En el mundo empresarial, casos como Rappi en Colombia o Nubank en Brasil muestran liderazgos jóvenes, ágiles y globales, más preocupados por la experiencia del usuario que por replicar jerarquías corporativas. Estos ejemplos revelan que el liderazgo latinoamericano de hoy se nutre de innovación social y tecnológica, y no necesariamente de los manuales de management clásico.


Mientras en Europa o Estados Unidos los jóvenes líderes emergen con respaldo institucional y recursos estables, en América Latina deben lidiar con precariedad, violencia y falta de confianza institucional. Eso hace que el liderazgo en la región tenga un componente de resiliencia mucho mayor.

El joven líder latinoamericano no solo debe inspirar, sino sobrevivir y resistir.
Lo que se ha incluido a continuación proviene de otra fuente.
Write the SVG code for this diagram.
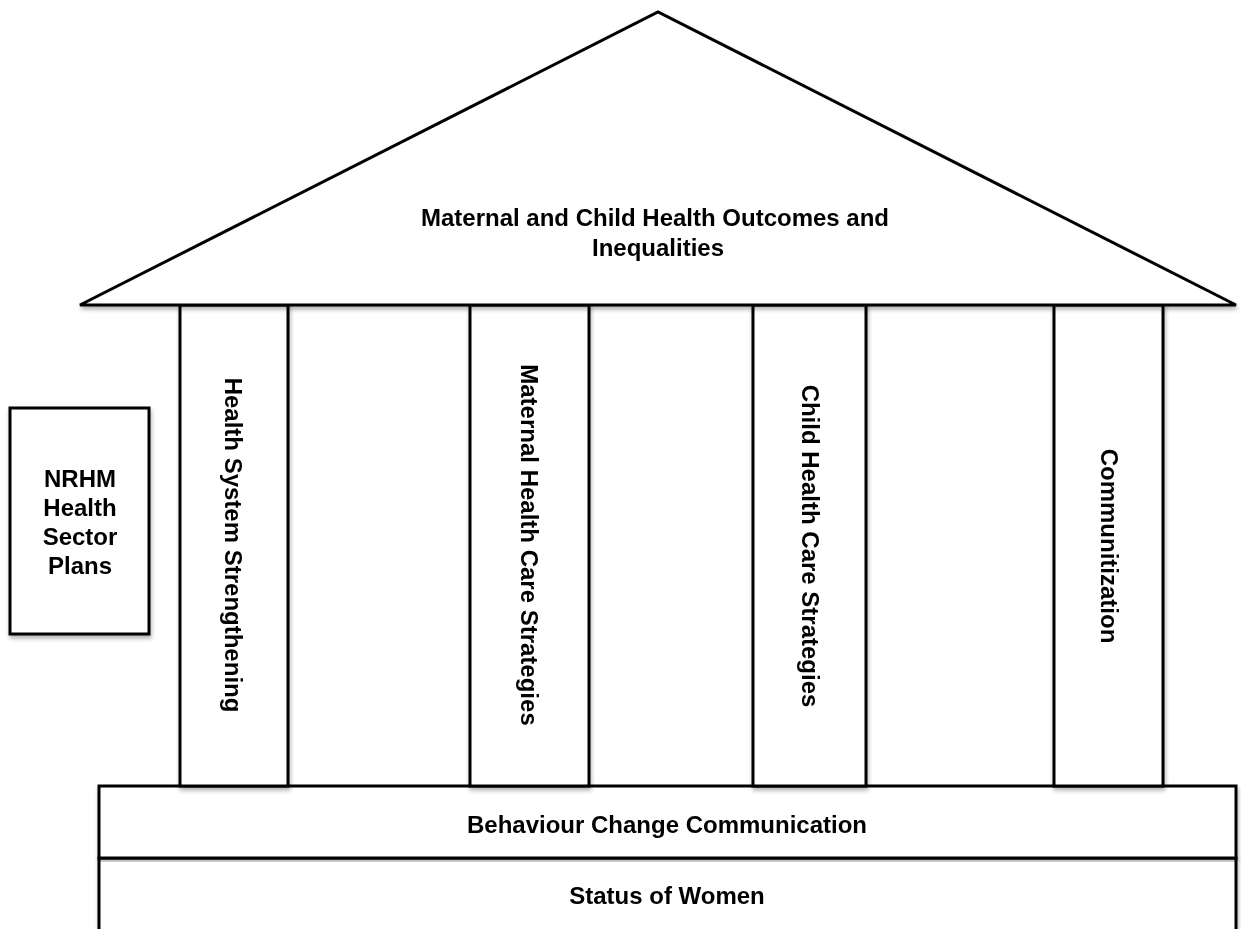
<svg xmlns="http://www.w3.org/2000/svg" width="1241" height="929" viewBox="0 0 1241 929">
<style>
.s{fill:#fff;stroke:#000;stroke-width:3;stroke-linejoin:miter}
.t{font-family:"Liberation Sans",Arial,sans-serif;font-weight:bold;font-size:24px;fill:#000;text-anchor:middle}
</style>
<defs>
<filter id="sh" x="-5%" y="-5%" width="110%" height="110%">
<feDropShadow dx="1" dy="3" stdDeviation="2" flood-color="#000" flood-opacity="0.3"/>
</filter>
</defs>
<rect width="1241" height="929" fill="#fff"/>
<g id="status" filter="url(#sh)">
<rect class="s" x="99" y="858" width="1137" height="80"/>
<text class="t" x="667" y="904">Status of Women</text>
</g>
<g id="bcc" filter="url(#sh)">
<rect class="s" x="99" y="786" width="1137" height="72"/>
<text class="t" x="667" y="833">Behaviour Change Communication</text>
</g>
<g id="pillar1" filter="url(#sh)">
<rect class="s" x="180" y="305" width="108" height="481"/>
<text class="t" transform="translate(225,545) rotate(90)">Health System Strengthening</text>
</g>
<g id="pillar2" filter="url(#sh)">
<rect class="s" x="470" y="305" width="119" height="481"/>
<text class="t" transform="translate(521,545) rotate(90)">Maternal Health Care Strategies</text>
</g>
<g id="pillar3" filter="url(#sh)">
<rect class="s" x="753" y="305" width="113" height="481"/>
<text class="t" transform="translate(802,546) rotate(90)">Child Health Care Strategies</text>
</g>
<g id="pillar4" filter="url(#sh)">
<rect class="s" x="1054" y="305" width="109" height="481"/>
<text class="t" transform="translate(1101,546) rotate(90)">Communitization</text>
</g>
<g id="roof" filter="url(#sh)">
<polygon class="s" points="80,305 658,12 1236,305"/>
<text class="t" x="655" y="226">Maternal and Child Health Outcomes and</text>
<text class="t" x="658" y="256">Inequalities</text>
</g>
<g id="nrhm" filter="url(#sh)">
<rect class="s" x="10" y="408" width="139" height="226"/>
<text class="t" x="80" y="487">NRHM</text>
<text class="t" x="80" y="516">Health</text>
<text class="t" x="80" y="545">Sector</text>
<text class="t" x="80" y="574">Plans</text>
</g>
<g id="connectors"></g>
</svg>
Eso imprime un carácter particular: más combativo, más creativo, más híbrido entre activismo y emprendimiento.


El liderazgo del siglo XXI en América Latina está marcado por la fluidez, la colectividad y el propósito. Los jóvenes han tomado la palabra para decir que no quieren caudillos, sino redes; que no buscan órdenes, sino inspiración; que no siguen símbolos, sino causas.

La gran incógnita es si este liderazgo líquido logrará consolidarse en estructuras políticas y empresariales aún sólidas y jerárquicas. Lo cierto es que la historia ya cambió: el futuro del liderazgo en la región será menos de pedestal y más de tejido.